**MATERIAL PROVIDED**
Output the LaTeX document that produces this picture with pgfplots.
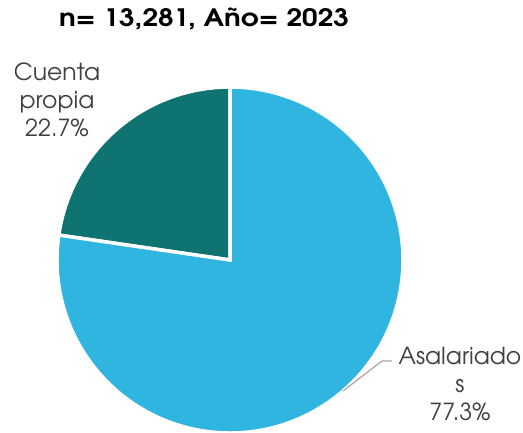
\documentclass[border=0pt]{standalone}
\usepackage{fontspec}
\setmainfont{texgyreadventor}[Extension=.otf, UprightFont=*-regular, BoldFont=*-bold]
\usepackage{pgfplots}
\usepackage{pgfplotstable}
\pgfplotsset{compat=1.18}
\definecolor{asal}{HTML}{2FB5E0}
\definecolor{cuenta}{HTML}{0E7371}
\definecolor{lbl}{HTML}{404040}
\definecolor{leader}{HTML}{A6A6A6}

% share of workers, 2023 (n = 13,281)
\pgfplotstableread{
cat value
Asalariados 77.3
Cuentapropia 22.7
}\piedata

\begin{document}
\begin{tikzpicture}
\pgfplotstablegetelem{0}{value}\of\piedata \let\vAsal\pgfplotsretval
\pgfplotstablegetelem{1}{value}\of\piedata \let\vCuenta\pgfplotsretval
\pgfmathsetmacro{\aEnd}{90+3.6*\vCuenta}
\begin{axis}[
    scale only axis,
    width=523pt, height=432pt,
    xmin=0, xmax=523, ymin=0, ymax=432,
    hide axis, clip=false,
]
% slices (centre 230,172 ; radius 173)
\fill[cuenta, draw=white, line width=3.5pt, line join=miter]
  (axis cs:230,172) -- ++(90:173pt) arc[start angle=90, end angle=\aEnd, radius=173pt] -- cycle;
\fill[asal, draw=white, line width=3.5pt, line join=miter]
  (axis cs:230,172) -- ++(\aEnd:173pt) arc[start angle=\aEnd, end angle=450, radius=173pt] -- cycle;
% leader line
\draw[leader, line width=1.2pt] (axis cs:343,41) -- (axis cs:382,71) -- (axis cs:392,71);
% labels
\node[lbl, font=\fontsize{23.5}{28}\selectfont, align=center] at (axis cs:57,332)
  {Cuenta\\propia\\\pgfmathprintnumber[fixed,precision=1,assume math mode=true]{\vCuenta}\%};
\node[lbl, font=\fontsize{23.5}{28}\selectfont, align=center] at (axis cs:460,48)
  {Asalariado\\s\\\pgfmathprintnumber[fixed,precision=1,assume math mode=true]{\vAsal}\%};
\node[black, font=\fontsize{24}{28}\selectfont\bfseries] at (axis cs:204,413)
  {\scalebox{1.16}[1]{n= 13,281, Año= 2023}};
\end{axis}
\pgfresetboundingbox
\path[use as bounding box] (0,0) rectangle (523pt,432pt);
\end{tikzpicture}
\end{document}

**EXERCISE AIM**
Reproduce the listing exactly. Leave its pictures out.

**CORRECT OUTPUT**
Output the LaTeX document that produces this picture with pgfplots.
\documentclass[border=0pt]{standalone}
\usepackage{fontspec}
\setmainfont{texgyreadventor}[Extension=.otf, UprightFont=*-regular, BoldFont=*-bold]
\usepackage{pgfplots}
\usepackage{pgfplotstable}
\pgfplotsset{compat=1.18}
\definecolor{asal}{HTML}{2FB5E0}
\definecolor{cuenta}{HTML}{0E7371}
\definecolor{lbl}{HTML}{404040}
\definecolor{leader}{HTML}{A6A6A6}

% share of workers, 2023 (n = 13,281)
\pgfplotstableread{
cat value
Asalariados 77.3
Cuentapropia 22.7
}\piedata

\begin{document}
\begin{tikzpicture}
\pgfplotstablegetelem{0}{value}\of\piedata \let\vAsal\pgfplotsretval
\pgfplotstablegetelem{1}{value}\of\piedata \let\vCuenta\pgfplotsretval
\pgfmathsetmacro{\aEnd}{90+3.6*\vCuenta}
\begin{axis}[
    scale only axis,
    width=523pt, height=432pt,
    xmin=0, xmax=523, ymin=0, ymax=432,
    hide axis, clip=false,
]
% slices (centre 230,172 ; radius 173)
\fill[cuenta, draw=white, line width=3.5pt, line join=miter]
  (axis cs:230,172) -- ++(90:173pt) arc[start angle=90, end angle=\aEnd, radius=173pt] -- cycle;
\fill[asal, draw=white, line width=3.5pt, line join=miter]
  (axis cs:230,172) -- ++(\aEnd:173pt) arc[start angle=\aEnd, end angle=450, radius=173pt] -- cycle;
% leader line
\draw[leader, line width=1.2pt] (axis cs:343,41) -- (axis cs:382,71) -- (axis cs:392,71);
% labels
\node[lbl, font=\fontsize{23.5}{28}\selectfont, align=center] at (axis cs:57,332)
  {Cuenta\\propia\\\pgfmathprintnumber[fixed,precision=1,assume math mode=true]{\vCuenta}\%};
\node[lbl, font=\fontsize{23.5}{28}\selectfont, align=center] at (axis cs:460,48)
  {Asalariado\\s\\\pgfmathprintnumber[fixed,precision=1,assume math mode=true]{\vAsal}\%};
\node[black, font=\fontsize{24}{28}\selectfont\bfseries] at (axis cs:204,413)
  {\scalebox{1.16}[1]{n= 13,281, Año= 2023}};
\end{axis}
\pgfresetboundingbox
\path[use as bounding box] (0,0) rectangle (523pt,432pt);
\end{tikzpicture}
\end{document}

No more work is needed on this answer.